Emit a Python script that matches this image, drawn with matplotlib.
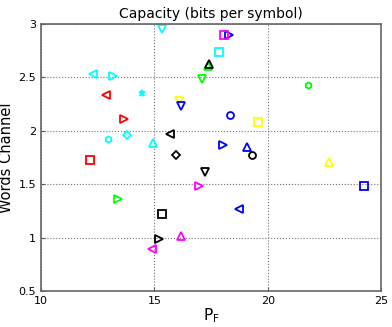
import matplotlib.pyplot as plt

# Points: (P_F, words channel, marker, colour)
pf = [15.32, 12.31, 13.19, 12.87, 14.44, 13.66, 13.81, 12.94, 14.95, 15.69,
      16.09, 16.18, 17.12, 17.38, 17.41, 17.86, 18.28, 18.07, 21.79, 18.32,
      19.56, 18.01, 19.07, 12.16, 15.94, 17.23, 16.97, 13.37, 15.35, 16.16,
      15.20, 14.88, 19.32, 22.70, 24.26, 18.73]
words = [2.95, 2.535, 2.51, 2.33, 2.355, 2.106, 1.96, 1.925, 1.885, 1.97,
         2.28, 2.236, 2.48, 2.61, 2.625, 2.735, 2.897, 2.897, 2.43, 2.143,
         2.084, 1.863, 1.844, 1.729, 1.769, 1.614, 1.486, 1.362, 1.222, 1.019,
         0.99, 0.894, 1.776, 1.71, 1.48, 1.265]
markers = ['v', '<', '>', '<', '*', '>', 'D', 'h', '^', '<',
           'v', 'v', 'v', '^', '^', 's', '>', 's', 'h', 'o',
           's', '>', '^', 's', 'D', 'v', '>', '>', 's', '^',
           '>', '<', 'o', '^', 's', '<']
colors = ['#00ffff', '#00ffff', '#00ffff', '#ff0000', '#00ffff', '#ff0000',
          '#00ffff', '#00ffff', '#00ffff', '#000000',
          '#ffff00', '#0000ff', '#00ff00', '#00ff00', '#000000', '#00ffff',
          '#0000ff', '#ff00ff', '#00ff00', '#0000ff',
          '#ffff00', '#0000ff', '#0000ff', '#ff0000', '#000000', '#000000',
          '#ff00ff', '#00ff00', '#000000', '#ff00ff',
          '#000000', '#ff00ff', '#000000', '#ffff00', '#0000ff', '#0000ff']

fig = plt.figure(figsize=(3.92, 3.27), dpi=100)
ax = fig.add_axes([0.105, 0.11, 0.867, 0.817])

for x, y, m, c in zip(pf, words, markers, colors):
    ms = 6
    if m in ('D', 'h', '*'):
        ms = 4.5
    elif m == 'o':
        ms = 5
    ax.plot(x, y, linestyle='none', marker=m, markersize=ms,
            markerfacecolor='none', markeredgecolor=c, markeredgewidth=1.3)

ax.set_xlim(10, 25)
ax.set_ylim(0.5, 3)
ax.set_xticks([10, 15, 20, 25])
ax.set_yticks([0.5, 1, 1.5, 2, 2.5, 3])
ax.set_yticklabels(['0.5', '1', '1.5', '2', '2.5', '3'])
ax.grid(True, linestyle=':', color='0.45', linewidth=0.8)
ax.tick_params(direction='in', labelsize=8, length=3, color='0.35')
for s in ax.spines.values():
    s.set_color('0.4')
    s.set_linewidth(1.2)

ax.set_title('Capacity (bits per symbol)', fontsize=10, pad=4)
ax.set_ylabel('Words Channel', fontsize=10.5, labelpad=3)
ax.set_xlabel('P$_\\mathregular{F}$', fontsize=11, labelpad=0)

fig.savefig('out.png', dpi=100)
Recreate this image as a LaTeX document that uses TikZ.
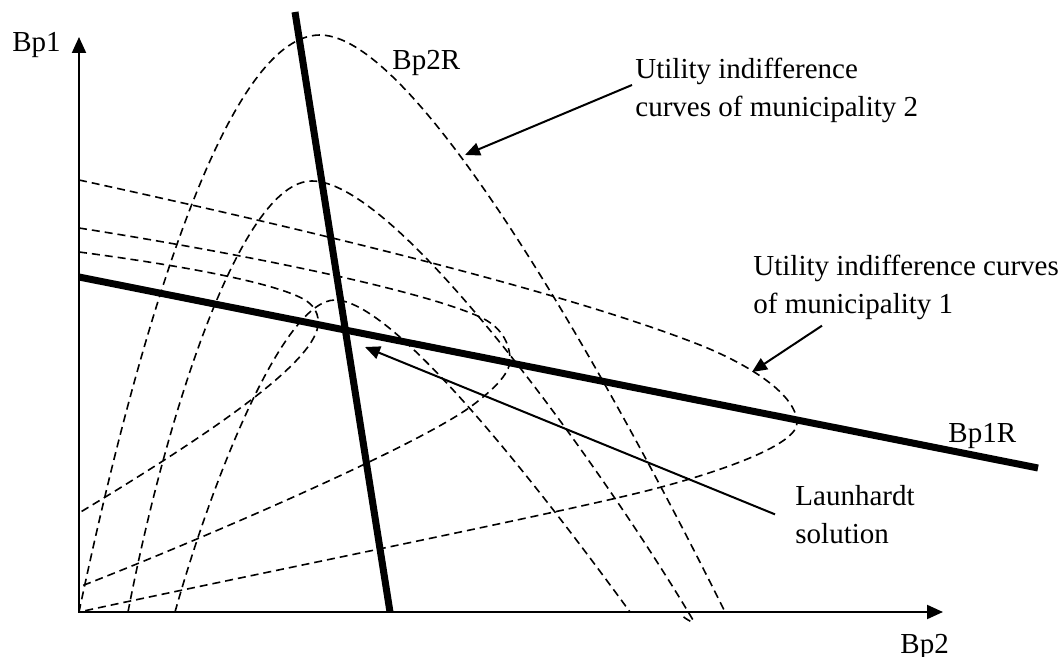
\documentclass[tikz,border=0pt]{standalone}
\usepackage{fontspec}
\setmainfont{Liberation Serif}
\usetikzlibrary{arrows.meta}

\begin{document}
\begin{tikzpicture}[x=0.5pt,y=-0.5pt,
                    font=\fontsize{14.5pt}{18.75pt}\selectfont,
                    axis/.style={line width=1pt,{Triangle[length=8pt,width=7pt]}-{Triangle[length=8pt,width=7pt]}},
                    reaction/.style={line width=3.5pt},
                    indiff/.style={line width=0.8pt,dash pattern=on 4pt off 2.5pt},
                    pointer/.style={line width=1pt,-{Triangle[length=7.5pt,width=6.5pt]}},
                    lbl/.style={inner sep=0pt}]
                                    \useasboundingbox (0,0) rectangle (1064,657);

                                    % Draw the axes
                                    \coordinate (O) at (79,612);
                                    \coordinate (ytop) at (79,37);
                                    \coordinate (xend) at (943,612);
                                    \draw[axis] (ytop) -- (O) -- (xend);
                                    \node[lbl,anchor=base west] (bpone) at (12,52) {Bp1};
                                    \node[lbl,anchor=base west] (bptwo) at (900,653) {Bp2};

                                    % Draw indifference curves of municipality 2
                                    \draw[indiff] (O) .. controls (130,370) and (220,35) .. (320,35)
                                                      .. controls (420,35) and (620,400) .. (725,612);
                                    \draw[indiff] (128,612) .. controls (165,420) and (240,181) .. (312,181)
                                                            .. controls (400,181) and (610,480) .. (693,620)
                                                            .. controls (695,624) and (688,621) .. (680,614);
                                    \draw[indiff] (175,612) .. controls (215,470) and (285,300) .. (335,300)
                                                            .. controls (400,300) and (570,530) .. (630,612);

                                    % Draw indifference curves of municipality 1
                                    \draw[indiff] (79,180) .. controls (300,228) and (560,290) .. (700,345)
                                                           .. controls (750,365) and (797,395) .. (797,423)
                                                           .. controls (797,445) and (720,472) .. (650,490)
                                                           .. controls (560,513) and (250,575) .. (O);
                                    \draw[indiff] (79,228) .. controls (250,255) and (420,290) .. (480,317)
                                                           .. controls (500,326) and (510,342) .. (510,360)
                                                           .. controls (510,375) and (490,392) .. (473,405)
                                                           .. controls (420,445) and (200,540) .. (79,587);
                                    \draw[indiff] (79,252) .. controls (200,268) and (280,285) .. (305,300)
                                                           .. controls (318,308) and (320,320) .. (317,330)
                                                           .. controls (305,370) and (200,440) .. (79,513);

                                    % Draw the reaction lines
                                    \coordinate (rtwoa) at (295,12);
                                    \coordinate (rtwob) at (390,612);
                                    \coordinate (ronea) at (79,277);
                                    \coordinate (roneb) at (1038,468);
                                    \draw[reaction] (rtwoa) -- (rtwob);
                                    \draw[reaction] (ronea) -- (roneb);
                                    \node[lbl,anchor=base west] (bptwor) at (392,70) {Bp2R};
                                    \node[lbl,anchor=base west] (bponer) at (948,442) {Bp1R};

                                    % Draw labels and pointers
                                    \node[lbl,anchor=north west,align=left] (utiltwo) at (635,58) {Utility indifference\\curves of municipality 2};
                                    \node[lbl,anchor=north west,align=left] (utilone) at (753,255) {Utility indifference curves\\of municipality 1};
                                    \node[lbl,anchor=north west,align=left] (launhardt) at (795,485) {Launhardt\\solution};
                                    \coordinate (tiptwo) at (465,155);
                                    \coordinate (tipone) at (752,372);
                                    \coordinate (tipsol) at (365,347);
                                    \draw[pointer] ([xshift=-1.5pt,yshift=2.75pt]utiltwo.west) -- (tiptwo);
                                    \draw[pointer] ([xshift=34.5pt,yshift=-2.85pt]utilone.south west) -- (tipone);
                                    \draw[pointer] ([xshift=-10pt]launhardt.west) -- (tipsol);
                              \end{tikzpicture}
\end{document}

* * *

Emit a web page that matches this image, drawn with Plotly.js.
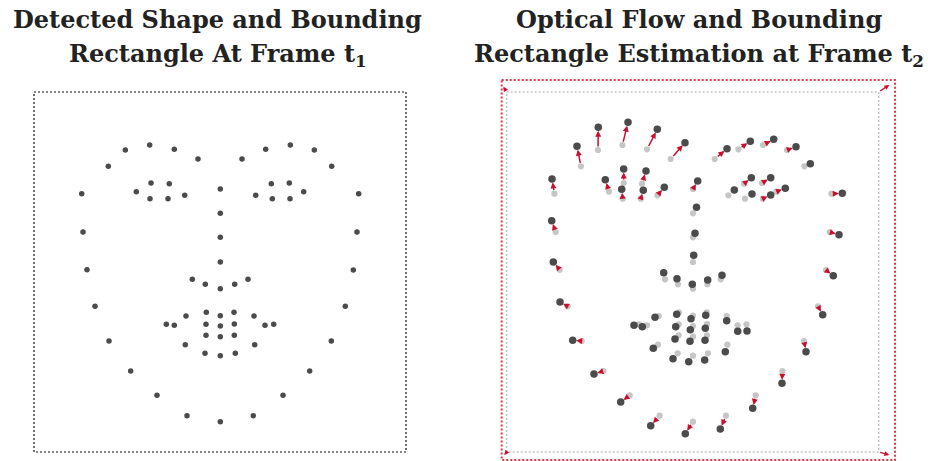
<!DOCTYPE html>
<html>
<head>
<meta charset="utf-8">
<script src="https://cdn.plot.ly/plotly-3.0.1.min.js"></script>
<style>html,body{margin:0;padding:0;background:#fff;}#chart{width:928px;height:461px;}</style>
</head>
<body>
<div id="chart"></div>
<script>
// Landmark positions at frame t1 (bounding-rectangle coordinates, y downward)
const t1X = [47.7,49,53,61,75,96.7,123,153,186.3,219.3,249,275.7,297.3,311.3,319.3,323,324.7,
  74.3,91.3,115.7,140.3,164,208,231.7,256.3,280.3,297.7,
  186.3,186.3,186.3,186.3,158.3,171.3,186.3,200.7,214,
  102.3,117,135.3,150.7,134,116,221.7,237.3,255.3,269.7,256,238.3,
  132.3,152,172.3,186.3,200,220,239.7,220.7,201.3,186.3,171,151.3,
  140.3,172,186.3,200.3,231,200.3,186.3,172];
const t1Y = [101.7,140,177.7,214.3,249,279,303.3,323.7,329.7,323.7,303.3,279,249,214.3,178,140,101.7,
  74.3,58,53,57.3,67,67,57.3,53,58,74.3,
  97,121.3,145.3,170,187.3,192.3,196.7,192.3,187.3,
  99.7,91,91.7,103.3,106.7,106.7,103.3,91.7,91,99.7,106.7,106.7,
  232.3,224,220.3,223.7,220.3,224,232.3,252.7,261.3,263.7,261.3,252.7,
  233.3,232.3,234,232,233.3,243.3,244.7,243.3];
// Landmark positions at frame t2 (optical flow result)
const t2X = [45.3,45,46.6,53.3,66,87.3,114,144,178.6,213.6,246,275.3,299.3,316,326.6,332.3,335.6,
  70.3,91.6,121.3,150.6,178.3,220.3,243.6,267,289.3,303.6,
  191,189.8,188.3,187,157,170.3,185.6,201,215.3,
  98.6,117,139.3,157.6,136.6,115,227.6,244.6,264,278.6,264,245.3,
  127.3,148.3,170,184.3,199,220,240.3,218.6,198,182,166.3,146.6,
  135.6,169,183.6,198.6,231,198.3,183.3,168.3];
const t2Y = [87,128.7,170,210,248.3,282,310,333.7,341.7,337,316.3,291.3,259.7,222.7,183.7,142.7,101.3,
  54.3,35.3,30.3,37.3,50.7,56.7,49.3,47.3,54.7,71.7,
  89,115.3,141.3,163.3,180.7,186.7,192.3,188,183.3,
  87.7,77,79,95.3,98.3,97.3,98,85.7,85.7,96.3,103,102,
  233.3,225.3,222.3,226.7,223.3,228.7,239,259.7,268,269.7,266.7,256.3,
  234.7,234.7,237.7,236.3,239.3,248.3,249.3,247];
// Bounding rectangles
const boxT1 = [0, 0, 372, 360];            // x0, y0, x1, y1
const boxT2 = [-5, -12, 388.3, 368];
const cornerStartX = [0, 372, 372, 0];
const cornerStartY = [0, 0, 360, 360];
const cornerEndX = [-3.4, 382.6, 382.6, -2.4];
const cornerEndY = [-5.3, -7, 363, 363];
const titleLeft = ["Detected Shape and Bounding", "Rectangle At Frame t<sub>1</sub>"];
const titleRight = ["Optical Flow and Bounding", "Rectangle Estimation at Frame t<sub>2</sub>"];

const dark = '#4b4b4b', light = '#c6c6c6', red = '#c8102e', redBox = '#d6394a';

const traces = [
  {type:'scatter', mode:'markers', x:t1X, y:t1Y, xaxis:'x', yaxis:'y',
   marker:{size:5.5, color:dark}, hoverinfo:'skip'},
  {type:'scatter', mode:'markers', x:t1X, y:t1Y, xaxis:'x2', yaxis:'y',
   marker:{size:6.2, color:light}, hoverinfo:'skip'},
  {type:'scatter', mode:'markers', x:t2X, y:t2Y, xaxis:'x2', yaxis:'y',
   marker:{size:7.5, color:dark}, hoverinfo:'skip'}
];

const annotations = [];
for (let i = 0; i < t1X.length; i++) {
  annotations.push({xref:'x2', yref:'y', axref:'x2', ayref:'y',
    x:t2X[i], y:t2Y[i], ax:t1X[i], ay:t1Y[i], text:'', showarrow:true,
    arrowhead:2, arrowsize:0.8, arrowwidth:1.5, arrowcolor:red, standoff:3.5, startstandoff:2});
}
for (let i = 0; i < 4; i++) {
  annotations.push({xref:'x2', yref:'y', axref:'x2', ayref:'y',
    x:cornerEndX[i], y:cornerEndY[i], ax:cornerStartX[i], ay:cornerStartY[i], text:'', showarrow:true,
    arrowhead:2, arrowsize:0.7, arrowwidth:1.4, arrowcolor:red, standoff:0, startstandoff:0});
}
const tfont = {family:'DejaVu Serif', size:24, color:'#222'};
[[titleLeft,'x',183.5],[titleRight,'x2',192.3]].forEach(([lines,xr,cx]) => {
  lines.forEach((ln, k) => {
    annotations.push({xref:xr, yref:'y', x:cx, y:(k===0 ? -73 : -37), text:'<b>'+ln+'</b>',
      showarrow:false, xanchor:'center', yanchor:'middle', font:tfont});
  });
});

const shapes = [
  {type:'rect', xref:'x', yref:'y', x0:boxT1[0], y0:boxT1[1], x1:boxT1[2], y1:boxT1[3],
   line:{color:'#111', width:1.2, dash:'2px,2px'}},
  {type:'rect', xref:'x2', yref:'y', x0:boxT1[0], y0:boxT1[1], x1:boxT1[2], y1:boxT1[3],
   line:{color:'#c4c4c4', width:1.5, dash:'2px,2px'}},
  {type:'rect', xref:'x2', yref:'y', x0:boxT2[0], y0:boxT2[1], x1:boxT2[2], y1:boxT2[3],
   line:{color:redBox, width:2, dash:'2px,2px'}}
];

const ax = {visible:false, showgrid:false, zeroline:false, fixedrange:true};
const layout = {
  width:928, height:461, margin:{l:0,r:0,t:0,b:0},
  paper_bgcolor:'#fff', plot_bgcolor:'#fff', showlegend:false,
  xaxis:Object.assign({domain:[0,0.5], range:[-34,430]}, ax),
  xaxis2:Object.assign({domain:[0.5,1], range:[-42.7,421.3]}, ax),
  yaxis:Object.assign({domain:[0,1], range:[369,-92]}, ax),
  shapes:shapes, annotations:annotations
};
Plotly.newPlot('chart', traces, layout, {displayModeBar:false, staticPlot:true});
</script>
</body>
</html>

- [What the exercise asks]: Display every line of the listing that contains the string "with".

- [Answer to this exercise]:
Emit a Python script that matches this image, drawn with matplotlib.
Emit a web page that matches this image, drawn with Plotly.js.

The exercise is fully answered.